For the bigger picture, read the career sovereignty guide for technologists, or jump straight to 12 ranked side-project ideas for senior technologists. To get new frameworks like this each week, subscribe to The Sovereign Technologist newsletter.
Frequently asked questions
Is staff engineer better than becoming a manager?
Neither is better — they build different leverage. Staff keeps you technical and multiplies your impact through architecture and judgment across teams. Management multiplies impact through the people you hire, coach, and unblock. The practical asymmetry is reversibility: moving from staff back to senior is easy, but returning to hands-on work after a year or two of managing is genuinely hard. Pick management only if unblocking people energizes you — not because it's the more visible promotion off the senior plateau.
Do I need to quit my job to become a founder or go independent?
No, and quitting first is the common, expensive mistake. Your senior salary is the cheapest runway you'll ever get, so spend it validating demand before you leave. Take one small paid project, or put the smallest version of a product in front of real users, in five to ten hours a week. Leave once something is genuinely pulling — a paying client, a waitlist, repeat usage — not on the hope that it eventually will.
How long does it take to reach staff after senior?
It varies widely and often isn't purely up to you — staff roles depend on your company actually having the scope and an open slot, not just on your skill. Many engineers spend a few years at senior before a genuinely staff-shaped problem lands in front of them. Rather than wait, start doing staff-level work now: own an ambiguous cross-team problem and write the design doc others align around. If your company won't create the room for that, the absence of room is itself a signal worth acting on.
What if I don't want to manage people or start a company?

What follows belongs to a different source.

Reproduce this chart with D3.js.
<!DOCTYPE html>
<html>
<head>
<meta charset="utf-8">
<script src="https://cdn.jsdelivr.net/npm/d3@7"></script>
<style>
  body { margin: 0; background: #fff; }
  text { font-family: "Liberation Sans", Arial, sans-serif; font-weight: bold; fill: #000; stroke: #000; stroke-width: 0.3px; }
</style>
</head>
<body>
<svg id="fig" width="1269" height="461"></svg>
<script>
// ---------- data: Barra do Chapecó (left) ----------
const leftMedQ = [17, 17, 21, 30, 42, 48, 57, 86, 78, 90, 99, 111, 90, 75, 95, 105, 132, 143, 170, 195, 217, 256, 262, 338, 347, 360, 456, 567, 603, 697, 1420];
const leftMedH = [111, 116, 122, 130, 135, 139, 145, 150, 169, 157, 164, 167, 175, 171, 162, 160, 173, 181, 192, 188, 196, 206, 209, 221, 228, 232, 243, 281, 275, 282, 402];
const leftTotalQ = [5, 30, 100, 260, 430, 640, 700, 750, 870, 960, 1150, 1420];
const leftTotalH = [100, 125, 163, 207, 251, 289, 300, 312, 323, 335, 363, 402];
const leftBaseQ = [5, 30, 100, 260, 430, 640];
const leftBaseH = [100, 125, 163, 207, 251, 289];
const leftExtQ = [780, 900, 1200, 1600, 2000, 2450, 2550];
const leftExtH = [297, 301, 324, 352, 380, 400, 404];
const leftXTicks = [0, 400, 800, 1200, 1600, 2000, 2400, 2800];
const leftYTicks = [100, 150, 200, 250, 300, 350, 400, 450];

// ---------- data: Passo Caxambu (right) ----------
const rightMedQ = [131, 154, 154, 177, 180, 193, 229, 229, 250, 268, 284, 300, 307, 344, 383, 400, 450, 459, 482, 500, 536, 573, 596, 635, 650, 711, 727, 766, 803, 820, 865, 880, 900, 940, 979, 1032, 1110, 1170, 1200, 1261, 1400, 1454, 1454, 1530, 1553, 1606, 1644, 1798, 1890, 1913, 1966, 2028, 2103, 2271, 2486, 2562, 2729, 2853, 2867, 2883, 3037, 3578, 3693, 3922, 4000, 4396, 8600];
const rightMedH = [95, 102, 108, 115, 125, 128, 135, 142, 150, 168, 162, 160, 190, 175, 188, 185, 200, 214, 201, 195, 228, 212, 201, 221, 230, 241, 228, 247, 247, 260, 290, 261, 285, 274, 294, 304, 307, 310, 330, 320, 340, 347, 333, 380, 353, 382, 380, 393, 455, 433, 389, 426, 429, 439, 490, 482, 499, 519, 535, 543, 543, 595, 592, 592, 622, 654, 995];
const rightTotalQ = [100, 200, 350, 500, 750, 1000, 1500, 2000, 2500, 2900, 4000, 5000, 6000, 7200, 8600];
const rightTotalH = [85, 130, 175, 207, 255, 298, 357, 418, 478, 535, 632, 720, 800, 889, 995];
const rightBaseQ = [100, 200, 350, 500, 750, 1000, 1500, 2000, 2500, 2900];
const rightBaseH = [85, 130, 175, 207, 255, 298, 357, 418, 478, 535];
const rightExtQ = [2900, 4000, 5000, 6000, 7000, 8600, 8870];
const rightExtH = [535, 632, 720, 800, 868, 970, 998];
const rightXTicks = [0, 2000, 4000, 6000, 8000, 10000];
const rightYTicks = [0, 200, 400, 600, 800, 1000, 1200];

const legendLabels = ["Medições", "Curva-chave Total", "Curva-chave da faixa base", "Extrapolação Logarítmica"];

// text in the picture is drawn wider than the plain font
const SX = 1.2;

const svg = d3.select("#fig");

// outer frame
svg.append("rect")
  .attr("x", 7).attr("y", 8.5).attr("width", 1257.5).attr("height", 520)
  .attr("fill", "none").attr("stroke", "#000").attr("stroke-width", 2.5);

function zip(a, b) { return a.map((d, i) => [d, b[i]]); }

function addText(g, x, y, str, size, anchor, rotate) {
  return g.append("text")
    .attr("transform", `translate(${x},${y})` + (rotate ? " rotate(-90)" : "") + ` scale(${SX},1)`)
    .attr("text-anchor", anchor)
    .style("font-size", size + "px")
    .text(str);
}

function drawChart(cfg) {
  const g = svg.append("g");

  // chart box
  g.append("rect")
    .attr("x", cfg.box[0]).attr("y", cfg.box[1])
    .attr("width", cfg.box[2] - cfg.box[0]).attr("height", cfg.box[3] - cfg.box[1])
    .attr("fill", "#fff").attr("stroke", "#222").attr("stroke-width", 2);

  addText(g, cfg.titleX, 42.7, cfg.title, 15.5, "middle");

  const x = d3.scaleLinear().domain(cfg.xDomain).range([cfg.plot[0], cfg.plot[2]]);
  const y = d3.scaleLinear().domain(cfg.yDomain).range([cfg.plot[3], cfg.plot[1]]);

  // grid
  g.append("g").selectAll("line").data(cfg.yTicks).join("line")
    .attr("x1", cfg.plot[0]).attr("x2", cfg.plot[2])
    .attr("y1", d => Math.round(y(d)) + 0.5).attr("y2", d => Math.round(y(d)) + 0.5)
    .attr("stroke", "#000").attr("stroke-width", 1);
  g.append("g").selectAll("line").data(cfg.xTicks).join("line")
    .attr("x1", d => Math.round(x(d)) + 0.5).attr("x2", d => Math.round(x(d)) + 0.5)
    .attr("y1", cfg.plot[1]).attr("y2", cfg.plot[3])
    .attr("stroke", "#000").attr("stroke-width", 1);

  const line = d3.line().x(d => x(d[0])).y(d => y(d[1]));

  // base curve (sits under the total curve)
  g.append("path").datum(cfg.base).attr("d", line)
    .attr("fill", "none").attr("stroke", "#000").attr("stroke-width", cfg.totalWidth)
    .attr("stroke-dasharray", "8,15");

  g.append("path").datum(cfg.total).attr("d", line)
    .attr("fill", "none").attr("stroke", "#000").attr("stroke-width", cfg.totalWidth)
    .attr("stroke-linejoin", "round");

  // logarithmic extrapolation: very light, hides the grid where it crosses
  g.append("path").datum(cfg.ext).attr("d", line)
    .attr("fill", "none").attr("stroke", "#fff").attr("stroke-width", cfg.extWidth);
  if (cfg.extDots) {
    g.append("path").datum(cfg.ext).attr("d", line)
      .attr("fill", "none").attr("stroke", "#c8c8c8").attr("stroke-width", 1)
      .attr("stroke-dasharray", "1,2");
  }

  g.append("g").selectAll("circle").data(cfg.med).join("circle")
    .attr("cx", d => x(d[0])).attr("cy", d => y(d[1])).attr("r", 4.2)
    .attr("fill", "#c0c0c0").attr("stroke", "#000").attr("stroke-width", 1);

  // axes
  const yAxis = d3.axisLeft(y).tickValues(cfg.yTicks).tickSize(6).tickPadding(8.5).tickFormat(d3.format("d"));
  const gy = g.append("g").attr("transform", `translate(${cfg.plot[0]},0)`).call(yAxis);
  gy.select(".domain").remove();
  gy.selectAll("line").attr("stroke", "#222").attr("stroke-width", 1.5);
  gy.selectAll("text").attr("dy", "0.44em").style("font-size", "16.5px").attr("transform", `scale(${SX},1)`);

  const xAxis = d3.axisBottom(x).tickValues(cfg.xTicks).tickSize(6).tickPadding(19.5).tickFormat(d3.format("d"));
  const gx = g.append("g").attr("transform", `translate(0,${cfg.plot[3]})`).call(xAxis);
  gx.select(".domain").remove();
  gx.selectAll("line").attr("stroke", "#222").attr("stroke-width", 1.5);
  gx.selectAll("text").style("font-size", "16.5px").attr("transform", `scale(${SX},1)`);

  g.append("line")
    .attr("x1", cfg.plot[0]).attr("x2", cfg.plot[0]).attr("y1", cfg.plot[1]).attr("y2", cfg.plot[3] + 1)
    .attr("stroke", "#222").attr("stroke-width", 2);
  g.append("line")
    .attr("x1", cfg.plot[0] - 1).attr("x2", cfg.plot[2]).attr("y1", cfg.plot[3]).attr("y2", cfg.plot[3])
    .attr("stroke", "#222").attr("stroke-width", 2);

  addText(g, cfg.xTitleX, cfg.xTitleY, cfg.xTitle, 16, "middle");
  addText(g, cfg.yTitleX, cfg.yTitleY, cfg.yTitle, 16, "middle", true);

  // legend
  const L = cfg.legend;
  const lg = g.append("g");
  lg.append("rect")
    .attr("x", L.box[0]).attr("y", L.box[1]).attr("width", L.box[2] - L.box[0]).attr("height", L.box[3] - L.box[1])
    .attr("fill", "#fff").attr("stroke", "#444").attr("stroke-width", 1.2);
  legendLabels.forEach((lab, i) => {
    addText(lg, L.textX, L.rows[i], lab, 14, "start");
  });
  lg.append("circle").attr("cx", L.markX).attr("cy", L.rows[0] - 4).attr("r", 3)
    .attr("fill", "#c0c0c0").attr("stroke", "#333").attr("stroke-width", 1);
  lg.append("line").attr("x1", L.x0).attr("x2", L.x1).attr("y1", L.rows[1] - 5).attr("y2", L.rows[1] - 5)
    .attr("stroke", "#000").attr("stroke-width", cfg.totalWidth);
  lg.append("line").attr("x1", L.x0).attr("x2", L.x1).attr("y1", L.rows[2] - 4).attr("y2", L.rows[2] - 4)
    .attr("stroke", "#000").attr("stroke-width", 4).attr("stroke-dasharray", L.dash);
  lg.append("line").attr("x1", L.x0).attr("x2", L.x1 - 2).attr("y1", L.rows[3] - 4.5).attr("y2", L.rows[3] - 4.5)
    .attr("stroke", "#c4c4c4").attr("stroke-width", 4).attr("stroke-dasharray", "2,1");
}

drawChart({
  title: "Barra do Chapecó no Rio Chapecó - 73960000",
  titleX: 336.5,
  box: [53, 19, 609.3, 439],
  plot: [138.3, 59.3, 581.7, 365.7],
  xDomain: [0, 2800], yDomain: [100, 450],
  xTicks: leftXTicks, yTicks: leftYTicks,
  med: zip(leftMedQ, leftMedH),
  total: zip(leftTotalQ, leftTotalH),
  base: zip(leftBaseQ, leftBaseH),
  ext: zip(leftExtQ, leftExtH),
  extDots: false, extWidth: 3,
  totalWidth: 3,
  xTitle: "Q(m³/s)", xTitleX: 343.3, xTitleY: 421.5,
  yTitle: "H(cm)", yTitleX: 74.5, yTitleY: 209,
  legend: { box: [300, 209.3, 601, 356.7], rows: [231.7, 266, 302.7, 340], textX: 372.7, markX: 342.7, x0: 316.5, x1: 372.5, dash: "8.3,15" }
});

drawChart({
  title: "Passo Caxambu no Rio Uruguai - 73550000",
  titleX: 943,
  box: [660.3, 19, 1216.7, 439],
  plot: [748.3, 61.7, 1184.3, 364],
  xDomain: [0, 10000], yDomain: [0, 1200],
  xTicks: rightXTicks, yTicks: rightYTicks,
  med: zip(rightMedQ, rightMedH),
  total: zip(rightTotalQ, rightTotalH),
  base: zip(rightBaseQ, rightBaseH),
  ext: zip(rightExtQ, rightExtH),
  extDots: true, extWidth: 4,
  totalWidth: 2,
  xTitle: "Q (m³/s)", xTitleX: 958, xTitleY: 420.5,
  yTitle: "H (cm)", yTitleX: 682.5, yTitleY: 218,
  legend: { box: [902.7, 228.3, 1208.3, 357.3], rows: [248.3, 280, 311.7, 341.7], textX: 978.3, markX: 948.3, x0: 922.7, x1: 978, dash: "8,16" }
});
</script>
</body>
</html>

Then the staff/principal track and independent consulting are built for you, and both are legitimate end states, not consolation prizes. Staff lets you compound technical reputation and influence without ever running a performance review. Independent work lets you sell that same expertise directly, setting your own rate and choosing your own clients. Refusing management isn't a ceiling — some of the highest-leverage engineers never manage anyone.